Exercise prompt
Could the lines from the start of the data through the line with "const yMajorTicks = [1e-7, 1e-5, 1e-3, 1e-1, 1e1, 1e3, 1e5];" be set down exactly, with no pictures among them?

Source data

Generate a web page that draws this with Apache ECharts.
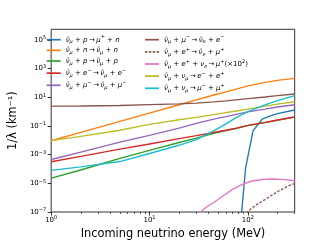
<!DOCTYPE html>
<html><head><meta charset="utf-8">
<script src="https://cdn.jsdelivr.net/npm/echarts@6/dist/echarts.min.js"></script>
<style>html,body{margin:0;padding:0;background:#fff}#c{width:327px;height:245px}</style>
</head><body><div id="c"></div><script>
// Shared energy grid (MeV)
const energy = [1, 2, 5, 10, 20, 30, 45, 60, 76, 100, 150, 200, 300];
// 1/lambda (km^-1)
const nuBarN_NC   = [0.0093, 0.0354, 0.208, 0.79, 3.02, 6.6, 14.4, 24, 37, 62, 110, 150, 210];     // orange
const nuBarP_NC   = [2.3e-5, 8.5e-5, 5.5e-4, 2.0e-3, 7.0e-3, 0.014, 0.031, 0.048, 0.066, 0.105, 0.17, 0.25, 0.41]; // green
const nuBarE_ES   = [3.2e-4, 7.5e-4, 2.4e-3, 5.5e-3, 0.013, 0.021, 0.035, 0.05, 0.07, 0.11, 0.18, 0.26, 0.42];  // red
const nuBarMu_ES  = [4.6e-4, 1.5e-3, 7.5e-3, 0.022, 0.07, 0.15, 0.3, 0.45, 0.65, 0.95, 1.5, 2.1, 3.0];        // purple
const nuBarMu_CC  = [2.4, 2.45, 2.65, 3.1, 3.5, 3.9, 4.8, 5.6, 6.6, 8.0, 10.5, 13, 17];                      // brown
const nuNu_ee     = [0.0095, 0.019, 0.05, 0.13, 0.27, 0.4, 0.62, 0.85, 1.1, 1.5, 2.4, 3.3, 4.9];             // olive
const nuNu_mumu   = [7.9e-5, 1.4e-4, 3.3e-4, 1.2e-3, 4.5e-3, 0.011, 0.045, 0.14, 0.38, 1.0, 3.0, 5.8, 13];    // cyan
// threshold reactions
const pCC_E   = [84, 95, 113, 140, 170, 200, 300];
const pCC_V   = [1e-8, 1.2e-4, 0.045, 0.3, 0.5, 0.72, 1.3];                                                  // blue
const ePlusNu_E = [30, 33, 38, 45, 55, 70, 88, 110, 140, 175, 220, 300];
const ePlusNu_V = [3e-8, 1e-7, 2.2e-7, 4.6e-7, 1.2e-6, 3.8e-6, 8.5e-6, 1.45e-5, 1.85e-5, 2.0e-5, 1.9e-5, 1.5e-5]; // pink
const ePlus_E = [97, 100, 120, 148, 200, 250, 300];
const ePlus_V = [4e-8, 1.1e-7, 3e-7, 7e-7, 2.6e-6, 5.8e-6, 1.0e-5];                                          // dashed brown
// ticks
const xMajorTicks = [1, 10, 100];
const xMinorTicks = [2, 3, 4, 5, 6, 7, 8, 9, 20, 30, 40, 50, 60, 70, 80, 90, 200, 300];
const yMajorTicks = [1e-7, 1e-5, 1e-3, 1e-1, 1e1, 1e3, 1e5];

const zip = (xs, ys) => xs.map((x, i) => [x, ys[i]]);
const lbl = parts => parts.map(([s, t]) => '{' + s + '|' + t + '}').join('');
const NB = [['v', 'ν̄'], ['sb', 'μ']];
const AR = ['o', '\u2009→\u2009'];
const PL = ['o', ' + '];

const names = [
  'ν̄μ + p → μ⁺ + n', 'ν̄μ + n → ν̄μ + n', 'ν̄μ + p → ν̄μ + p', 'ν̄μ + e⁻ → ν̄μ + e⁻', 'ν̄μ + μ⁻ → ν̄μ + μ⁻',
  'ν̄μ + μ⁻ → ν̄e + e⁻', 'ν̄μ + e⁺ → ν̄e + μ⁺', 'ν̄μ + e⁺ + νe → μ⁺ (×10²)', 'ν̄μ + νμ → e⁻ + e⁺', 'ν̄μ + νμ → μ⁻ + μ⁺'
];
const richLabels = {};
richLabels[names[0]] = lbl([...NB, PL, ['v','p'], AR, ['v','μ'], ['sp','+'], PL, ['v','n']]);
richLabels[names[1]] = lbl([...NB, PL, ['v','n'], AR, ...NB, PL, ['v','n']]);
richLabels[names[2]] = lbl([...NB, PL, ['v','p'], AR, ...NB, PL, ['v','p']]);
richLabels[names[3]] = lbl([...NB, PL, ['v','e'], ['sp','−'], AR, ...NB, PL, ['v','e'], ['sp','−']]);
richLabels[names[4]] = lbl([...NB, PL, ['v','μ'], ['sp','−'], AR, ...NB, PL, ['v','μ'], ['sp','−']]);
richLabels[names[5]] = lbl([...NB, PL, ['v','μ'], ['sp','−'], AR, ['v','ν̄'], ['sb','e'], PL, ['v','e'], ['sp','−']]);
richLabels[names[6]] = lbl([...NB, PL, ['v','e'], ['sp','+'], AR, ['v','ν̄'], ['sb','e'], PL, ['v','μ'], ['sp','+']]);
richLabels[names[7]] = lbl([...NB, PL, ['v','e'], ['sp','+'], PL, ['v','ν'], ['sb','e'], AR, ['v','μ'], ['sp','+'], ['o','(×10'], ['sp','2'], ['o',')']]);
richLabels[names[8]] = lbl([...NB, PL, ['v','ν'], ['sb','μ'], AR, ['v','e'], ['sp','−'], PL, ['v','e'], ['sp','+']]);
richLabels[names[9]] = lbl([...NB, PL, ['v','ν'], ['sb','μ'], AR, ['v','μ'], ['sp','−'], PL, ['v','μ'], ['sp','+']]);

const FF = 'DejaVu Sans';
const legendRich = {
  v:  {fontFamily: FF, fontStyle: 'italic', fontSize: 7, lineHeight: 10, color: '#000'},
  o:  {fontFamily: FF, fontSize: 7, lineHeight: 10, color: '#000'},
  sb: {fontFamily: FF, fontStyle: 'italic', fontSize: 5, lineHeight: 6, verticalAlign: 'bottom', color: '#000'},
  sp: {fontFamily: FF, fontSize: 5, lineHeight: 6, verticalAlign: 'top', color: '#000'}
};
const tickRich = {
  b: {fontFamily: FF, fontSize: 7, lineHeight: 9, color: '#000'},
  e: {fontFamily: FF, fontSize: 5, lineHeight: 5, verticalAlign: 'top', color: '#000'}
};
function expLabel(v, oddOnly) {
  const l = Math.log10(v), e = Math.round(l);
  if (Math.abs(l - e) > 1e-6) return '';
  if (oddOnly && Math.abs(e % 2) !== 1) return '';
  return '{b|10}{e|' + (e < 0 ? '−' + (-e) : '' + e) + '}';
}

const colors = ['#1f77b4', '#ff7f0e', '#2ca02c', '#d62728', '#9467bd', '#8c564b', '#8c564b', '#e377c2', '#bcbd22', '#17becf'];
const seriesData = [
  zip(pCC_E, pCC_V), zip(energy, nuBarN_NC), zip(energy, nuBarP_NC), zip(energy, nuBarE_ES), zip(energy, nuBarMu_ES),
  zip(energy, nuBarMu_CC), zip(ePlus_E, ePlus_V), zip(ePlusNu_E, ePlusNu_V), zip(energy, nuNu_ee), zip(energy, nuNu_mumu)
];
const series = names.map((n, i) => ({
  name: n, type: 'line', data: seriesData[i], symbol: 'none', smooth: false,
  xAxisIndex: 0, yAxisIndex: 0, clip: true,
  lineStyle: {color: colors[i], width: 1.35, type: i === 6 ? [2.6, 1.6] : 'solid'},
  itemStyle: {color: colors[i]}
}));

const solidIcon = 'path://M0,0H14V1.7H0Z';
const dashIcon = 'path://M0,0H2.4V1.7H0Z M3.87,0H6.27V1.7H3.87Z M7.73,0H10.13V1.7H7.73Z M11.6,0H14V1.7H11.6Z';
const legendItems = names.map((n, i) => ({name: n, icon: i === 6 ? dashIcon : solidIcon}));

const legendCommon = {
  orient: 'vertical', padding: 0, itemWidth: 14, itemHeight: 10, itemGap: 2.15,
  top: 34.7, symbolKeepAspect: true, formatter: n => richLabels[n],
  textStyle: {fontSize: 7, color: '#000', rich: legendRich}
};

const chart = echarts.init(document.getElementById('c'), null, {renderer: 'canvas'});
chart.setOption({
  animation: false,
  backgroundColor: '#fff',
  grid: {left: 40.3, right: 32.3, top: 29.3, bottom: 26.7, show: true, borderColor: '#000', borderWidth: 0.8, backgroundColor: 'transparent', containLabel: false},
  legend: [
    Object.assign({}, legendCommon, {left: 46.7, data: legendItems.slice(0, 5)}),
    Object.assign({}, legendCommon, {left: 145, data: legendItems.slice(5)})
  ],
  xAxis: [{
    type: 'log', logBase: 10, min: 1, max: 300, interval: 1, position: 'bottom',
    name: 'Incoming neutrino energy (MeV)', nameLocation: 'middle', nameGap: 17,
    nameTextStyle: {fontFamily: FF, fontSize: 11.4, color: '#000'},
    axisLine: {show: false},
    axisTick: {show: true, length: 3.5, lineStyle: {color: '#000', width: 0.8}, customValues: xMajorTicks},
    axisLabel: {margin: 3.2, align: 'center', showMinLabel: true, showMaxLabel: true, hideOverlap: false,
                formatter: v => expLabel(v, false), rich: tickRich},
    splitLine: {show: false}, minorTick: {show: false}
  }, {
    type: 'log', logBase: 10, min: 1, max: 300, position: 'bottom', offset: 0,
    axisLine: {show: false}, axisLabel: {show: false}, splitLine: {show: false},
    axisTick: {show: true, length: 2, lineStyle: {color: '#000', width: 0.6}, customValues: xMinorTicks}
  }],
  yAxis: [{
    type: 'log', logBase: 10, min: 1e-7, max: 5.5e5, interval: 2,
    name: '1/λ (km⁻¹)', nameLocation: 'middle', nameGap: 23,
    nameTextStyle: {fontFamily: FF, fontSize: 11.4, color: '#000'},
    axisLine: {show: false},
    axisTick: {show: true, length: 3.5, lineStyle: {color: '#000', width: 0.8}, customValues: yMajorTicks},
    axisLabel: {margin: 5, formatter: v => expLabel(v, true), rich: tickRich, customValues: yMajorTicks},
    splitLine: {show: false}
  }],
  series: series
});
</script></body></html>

Solution below
Generate a web page that draws this with Apache ECharts.
<!DOCTYPE html>
<html><head><meta charset="utf-8">
<script src="https://cdn.jsdelivr.net/npm/echarts@6/dist/echarts.min.js"></script>
<style>html,body{margin:0;padding:0;background:#fff}#c{width:327px;height:245px}</style>
</head><body><div id="c"></div><script>
// Shared energy grid (MeV)
const energy = [1, 2, 5, 10, 20, 30, 45, 60, 76, 100, 150, 200, 300];
// 1/lambda (km^-1)
const nuBarN_NC   = [0.0093, 0.0354, 0.208, 0.79, 3.02, 6.6, 14.4, 24, 37, 62, 110, 150, 210];     // orange
const nuBarP_NC   = [2.3e-5, 8.5e-5, 5.5e-4, 2.0e-3, 7.0e-3, 0.014, 0.031, 0.048, 0.066, 0.105, 0.17, 0.25, 0.41]; // green
const nuBarE_ES   = [3.2e-4, 7.5e-4, 2.4e-3, 5.5e-3, 0.013, 0.021, 0.035, 0.05, 0.07, 0.11, 0.18, 0.26, 0.42];  // red
const nuBarMu_ES  = [4.6e-4, 1.5e-3, 7.5e-3, 0.022, 0.07, 0.15, 0.3, 0.45, 0.65, 0.95, 1.5, 2.1, 3.0];        // purple
const nuBarMu_CC  = [2.4, 2.45, 2.65, 3.1, 3.5, 3.9, 4.8, 5.6, 6.6, 8.0, 10.5, 13, 17];                      // brown
const nuNu_ee     = [0.0095, 0.019, 0.05, 0.13, 0.27, 0.4, 0.62, 0.85, 1.1, 1.5, 2.4, 3.3, 4.9];             // olive
const nuNu_mumu   = [7.9e-5, 1.4e-4, 3.3e-4, 1.2e-3, 4.5e-3, 0.011, 0.045, 0.14, 0.38, 1.0, 3.0, 5.8, 13];    // cyan
// threshold reactions
const pCC_E   = [84, 95, 113, 140, 170, 200, 300];
const pCC_V   = [1e-8, 1.2e-4, 0.045, 0.3, 0.5, 0.72, 1.3];                                                  // blue
const ePlusNu_E = [30, 33, 38, 45, 55, 70, 88, 110, 140, 175, 220, 300];
const ePlusNu_V = [3e-8, 1e-7, 2.2e-7, 4.6e-7, 1.2e-6, 3.8e-6, 8.5e-6, 1.45e-5, 1.85e-5, 2.0e-5, 1.9e-5, 1.5e-5]; // pink
const ePlus_E = [97, 100, 120, 148, 200, 250, 300];
const ePlus_V = [4e-8, 1.1e-7, 3e-7, 7e-7, 2.6e-6, 5.8e-6, 1.0e-5];                                          // dashed brown
// ticks
const xMajorTicks = [1, 10, 100];
const xMinorTicks = [2, 3, 4, 5, 6, 7, 8, 9, 20, 30, 40, 50, 60, 70, 80, 90, 200, 300];
const yMajorTicks = [1e-7, 1e-5, 1e-3, 1e-1, 1e1, 1e3, 1e5];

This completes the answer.